■ Task to complete:
Do not include the pictures; repeat the rest of the data exactly.
>>>>>
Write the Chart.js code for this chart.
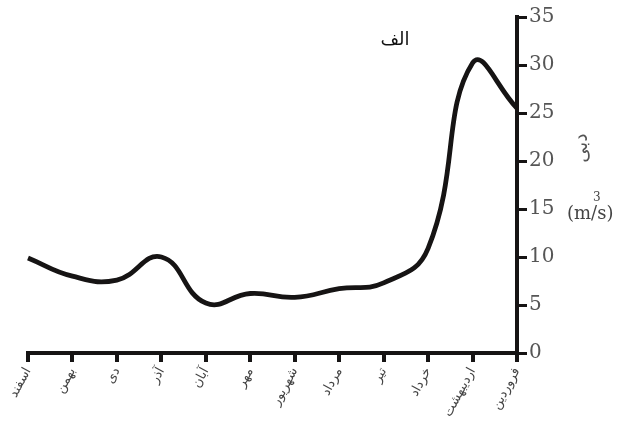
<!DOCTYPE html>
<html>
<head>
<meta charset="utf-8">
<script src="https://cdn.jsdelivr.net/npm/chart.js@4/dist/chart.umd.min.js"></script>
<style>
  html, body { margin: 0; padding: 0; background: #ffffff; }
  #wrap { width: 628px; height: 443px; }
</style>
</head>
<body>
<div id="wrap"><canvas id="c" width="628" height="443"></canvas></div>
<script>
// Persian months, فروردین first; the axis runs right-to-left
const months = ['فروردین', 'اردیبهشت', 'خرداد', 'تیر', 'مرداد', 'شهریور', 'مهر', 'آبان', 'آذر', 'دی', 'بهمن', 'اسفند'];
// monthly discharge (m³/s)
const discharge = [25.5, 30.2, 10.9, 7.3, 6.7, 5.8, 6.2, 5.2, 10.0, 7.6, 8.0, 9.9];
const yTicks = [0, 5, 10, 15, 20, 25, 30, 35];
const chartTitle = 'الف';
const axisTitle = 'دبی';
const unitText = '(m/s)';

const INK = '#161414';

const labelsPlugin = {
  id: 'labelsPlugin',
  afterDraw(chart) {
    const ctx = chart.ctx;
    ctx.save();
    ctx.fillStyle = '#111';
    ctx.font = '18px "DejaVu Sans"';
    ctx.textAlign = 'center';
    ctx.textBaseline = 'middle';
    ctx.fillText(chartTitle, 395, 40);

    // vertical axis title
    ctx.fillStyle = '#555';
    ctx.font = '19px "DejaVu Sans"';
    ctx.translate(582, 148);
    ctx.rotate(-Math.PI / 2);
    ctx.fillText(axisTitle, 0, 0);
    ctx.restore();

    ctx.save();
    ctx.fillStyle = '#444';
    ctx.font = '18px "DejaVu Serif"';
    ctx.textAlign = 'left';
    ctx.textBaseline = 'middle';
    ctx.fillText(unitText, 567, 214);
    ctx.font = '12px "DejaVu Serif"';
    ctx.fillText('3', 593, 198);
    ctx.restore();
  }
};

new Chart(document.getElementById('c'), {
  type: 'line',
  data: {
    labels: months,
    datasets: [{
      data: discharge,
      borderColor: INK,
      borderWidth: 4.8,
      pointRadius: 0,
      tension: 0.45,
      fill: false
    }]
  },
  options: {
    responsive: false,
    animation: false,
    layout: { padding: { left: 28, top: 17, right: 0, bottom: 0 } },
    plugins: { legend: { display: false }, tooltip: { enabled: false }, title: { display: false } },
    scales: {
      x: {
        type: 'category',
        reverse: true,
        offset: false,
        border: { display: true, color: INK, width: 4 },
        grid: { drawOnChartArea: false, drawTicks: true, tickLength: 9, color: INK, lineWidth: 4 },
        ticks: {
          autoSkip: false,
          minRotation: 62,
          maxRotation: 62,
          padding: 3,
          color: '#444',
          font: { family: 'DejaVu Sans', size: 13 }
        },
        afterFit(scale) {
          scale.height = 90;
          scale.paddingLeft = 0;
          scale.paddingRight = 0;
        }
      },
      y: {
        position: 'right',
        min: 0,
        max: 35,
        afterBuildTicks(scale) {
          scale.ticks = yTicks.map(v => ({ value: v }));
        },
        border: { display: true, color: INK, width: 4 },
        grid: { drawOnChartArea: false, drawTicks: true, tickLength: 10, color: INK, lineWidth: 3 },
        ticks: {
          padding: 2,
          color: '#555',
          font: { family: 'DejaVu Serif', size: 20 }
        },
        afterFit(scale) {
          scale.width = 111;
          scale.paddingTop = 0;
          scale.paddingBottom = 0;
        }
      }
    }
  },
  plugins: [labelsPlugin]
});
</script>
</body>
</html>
<<<<<
■ Correct output:
Write the Chart.js code for this chart.
<!DOCTYPE html>
<html>
<head>
<meta charset="utf-8">
<script src="https://cdn.jsdelivr.net/npm/chart.js@4/dist/chart.umd.min.js"></script>
<style>
  html, body { margin: 0; padding: 0; background: #ffffff; }
  #wrap { width: 628px; height: 443px; }
</style>
</head>
<body>
<div id="wrap"><canvas id="c" width="628" height="443"></canvas></div>
<script>
// Persian months, فروردین first; the axis runs right-to-left
const months = ['فروردین', 'اردیبهشت', 'خرداد', 'تیر', 'مرداد', 'شهریور', 'مهر', 'آبان', 'آذر', 'دی', 'بهمن', 'اسفند'];
// monthly discharge (m³/s)
const discharge = [25.5, 30.2, 10.9, 7.3, 6.7, 5.8, 6.2, 5.2, 10.0, 7.6, 8.0, 9.9];
const yTicks = [0, 5, 10, 15, 20, 25, 30, 35];
const chartTitle = 'الف';
const axisTitle = 'دبی';
const unitText = '(m/s)';

const INK = '#161414';

const labelsPlugin = {
  id: 'labelsPlugin',
  afterDraw(chart) {
    const ctx = chart.ctx;
    ctx.save();
    ctx.fillStyle = '#111';
    ctx.font = '18px "DejaVu Sans"';
    ctx.textAlign = 'center';
    ctx.textBaseline = 'middle';
    ctx.fillText(chartTitle, 395, 40);

    // vertical axis title
    ctx.fillStyle = '#555';
    ctx.font = '19px "DejaVu Sans"';
    ctx.translate(582, 148);
    ctx.rotate(-Math.PI / 2);
    ctx.fillText(axisTitle, 0, 0);
    ctx.restore();

    ctx.save();
    ctx.fillStyle = '#444';
    ctx.font = '18px "DejaVu Serif"';
    ctx.textAlign = 'left';
    ctx.textBaseline = 'middle';
    ctx.fillText(unitText, 567, 214);
    ctx.font = '12px "DejaVu Serif"';
    ctx.fillText('3', 593, 198);
    ctx.restore();
  }
};

new Chart(document.getElementById('c'), {
  type: 'line',
  data: {
    labels: months,
    datasets: [{
      data: discharge,
      borderColor: INK,
      borderWidth: 4.8,
      pointRadius: 0,
      tension: 0.45,
      fill: false
    }]
  },
  options: {
    responsive: false,
    animation: false,
    layout: { padding: { left: 28, top: 17, right: 0, bottom: 0 } },
    plugins: { legend: { display: false }, tooltip: { enabled: false }, title: { display: false } },
    scales: {
      x: {
        type: 'category',
        reverse: true,
        offset: false,
        border: { display: true, color: INK, width: 4 },
        grid: { drawOnChartArea: false, drawTicks: true, tickLength: 9, color: INK, lineWidth: 4 },
        ticks: {
          autoSkip: false,
          minRotation: 62,
          maxRotation: 62,
          padding: 3,
          color: '#444',
          font: { family: 'DejaVu Sans', size: 13 }
        },
        afterFit(scale) {
          scale.height = 90;
          scale.paddingLeft = 0;
          scale.paddingRight = 0;
        }
      },
      y: {
        position: 'right',
        min: 0,
        max: 35,
        afterBuildTicks(scale) {
          scale.ticks = yTicks.map(v => ({ value: v }));
        },
        border: { display: true, color: INK, width: 4 },
        grid: { drawOnChartArea: false, drawTicks: true, tickLength: 10, color: INK, lineWidth: 3 },
        ticks: {
          padding: 2,
          color: '#555',
          font: { family: 'DejaVu Serif', size: 20 }
        },
        afterFit(scale) {
          scale.width = 111;
          scale.paddingTop = 0;
          scale.paddingBottom = 0;
        }
      }
    }
  },
  plugins: [labelsPlugin]
});
</script>
</body>
</html>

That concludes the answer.